Pope John Paul II says:
Marxism is at war against the Church
Pope John Paul II has realized that the Vatican-Moscow Agreement of 1962 is bad for the Church. The Communists still persecute the Church and have not kept the agreement. Pope John Paul II in February-March 1984 repeatedly denounced the persecution of Catholics in Lithuania, Russia and Albania. In September 1984 the document on Liberation Theology which sharply criticized the Communist regimes in general was published on the explicit order of Pope John Paul II. In 1985, Pope John Paul II in his discourse to the Ukrainian Catholic Bishops concurred with their conclusion that they still suffer persecution under Soviet Russia. In May 1986, for the first time in almost 25 years the Pope wrote against communism in the encyclical "Dominum et Vivificantem". Here is the key passage:
"Unfortunately, the resistance to the Holy Spirit which Saint Paul emphasizes in the interior and subjective dimension as tension, struggle and rebellion taking place in the human heart finds in every period of history and especially in the modern era its external dimension, which takes concrete form as the content of culture and civilization, as a philosophical system, an ideology, a programme for action and for the shaping of human behavior. It reaches its clearest expression inmaterialism, both in its theoretical form: as a system of thought, and in its practical form: as a method of interpreting and evaluating facts, and likewise as a programme of corresponding conduct. The system which has developed most and carried to its extreme practical consequences this form of thought, ideology and practice is dialectical and historical materialism, which is still recognized as the essential core of Marxism.
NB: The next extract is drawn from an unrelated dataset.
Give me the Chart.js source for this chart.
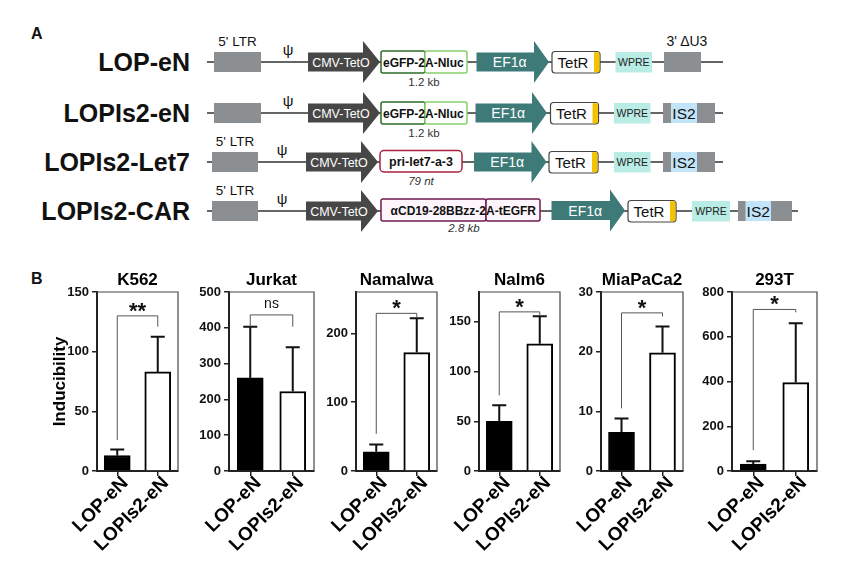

In principle and in fact, materialism radically excludes the presence and action of God, Who is Spirit, in the world and above all in man. Fundamentally this is because it does not accept God's existence, being a system that is essentially and systematically atheistic. This is the striking phenomenon of our time: atheism, to which the Second Vatican Council devoted some significant pages. (242)
It follows, according to this interpretation (of the Marxists) that religion can be understood only as a kind of "idealistic illusion," to be fought with the most suitable means and methods according to circumstances of time and place, in order to eliminate it from society and from man's very heart.
It can be said therefore that materialism is the systematic and logical development of that "resistance" and opposition condemned by Saint Paul with the words: "The desires of the flesh are against the Spirit." But, as Saint Paul emphasizes in the second part of his aphorism, this antagonism is mutual: "the desires of the Spirit are against the flesh." Those who wish to live by the Spirit, accepting and corresponding to his salvific activity, cannot but reject the internal and external tendencies and claims of the "flesh," also in its ideological and historical expression as anti-religious "materialism."